31   While ultimately the court may adopt the reasoning of X (Minors) in this case, the facts and circumstances of this case need to be ascertained at trial. As occurred in TC The court would need to examine the relevant statutory provisions. The law in this area is developing and should not be stifled. The plaintiffs are pleading that the case was not fairly prosecuted by the defendant. The law in this area is developing. For these reasons, it is my view that the plaintiffs’ case should be permitted proceed to trial. I am not satisfied that it is hopeless. Accordingly, the notice of motion is dismissed.

32   Costs are discretionary. Normally costs would follow the event. However, the plaintiffs have not been diligent in prosecuting their claim They rectified their omissions after the filing of this motion of motion seeking that these proceedings be struck out for want of prosecution. In these circumstances, the appropriate order for costs is that each party should bear their own costs.

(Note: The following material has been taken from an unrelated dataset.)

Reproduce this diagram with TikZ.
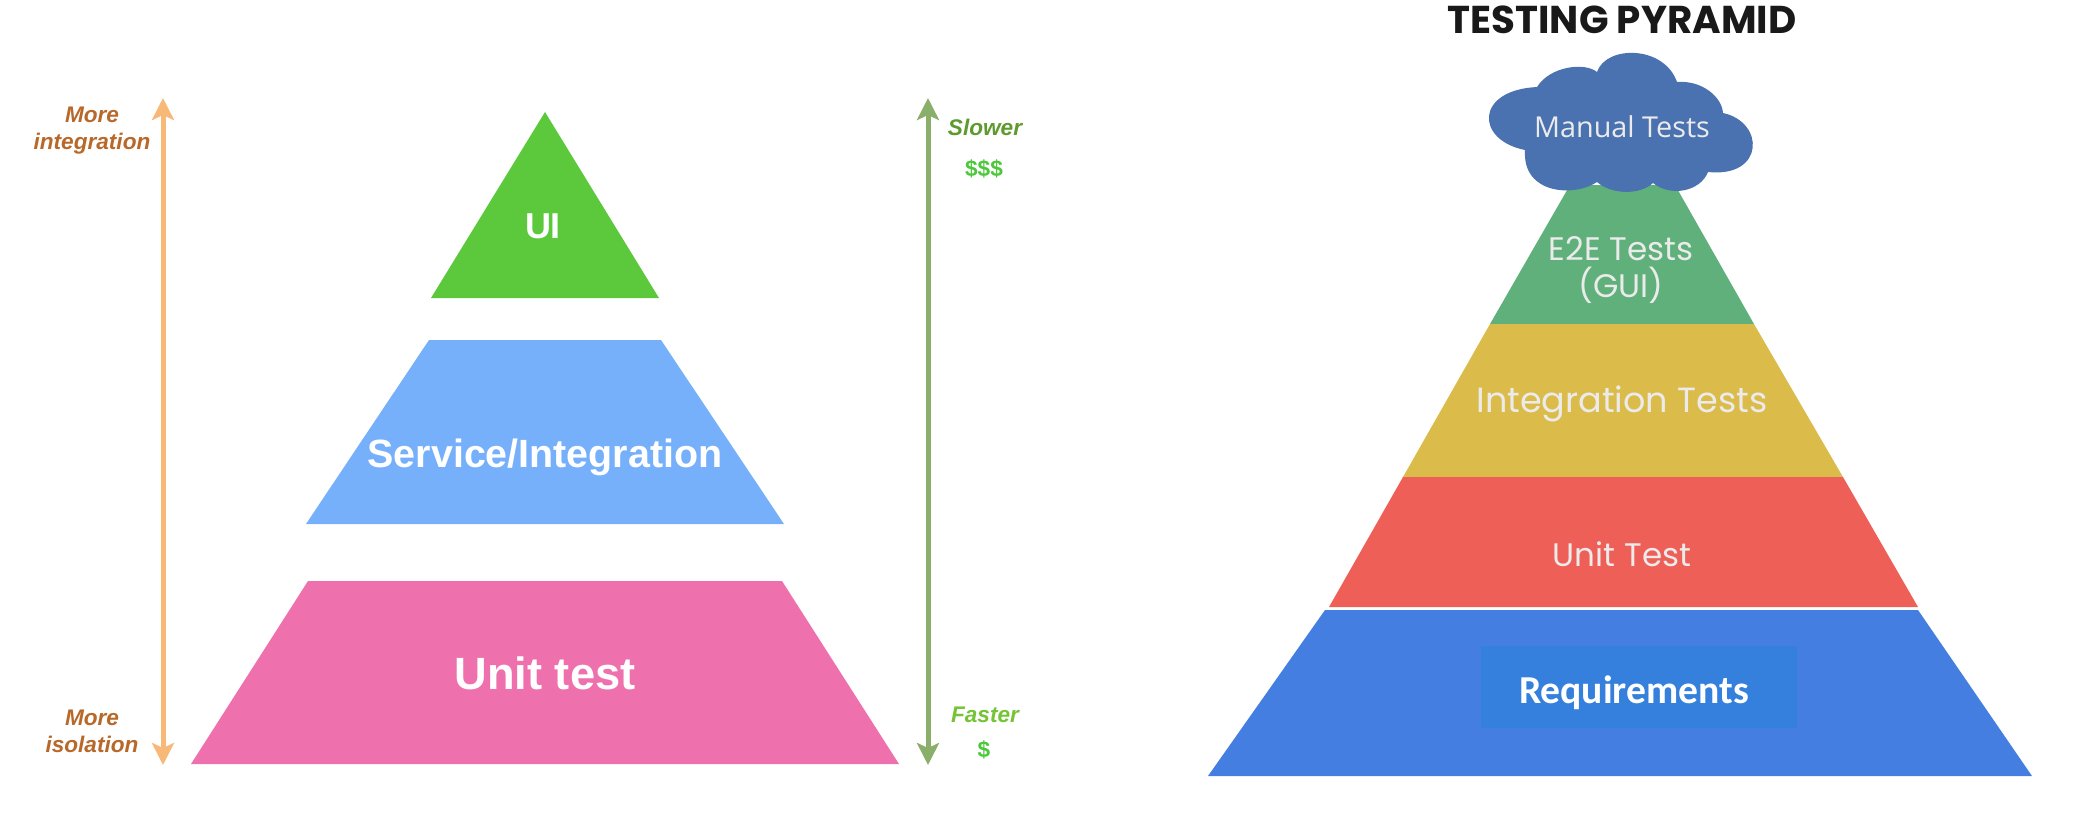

33   As previously stated, there is a notice of motion currently on foot where the plaintiffs are seeking leave to amend their statement of claim. I would have proceeded to consider the application for summary judgment on the basis of this proposed amended statement of claim but the plaintiffs’ counsel understandably was not in a position to do argue their case on the basis of the amended statement of claim. This motion has yet to be determined by the Registrar.

34   The orders I make are:


      (1) The second defendant’s notice of motion filed 7 July 2000 is dismissed.

      (2) Each party is to bear their own costs.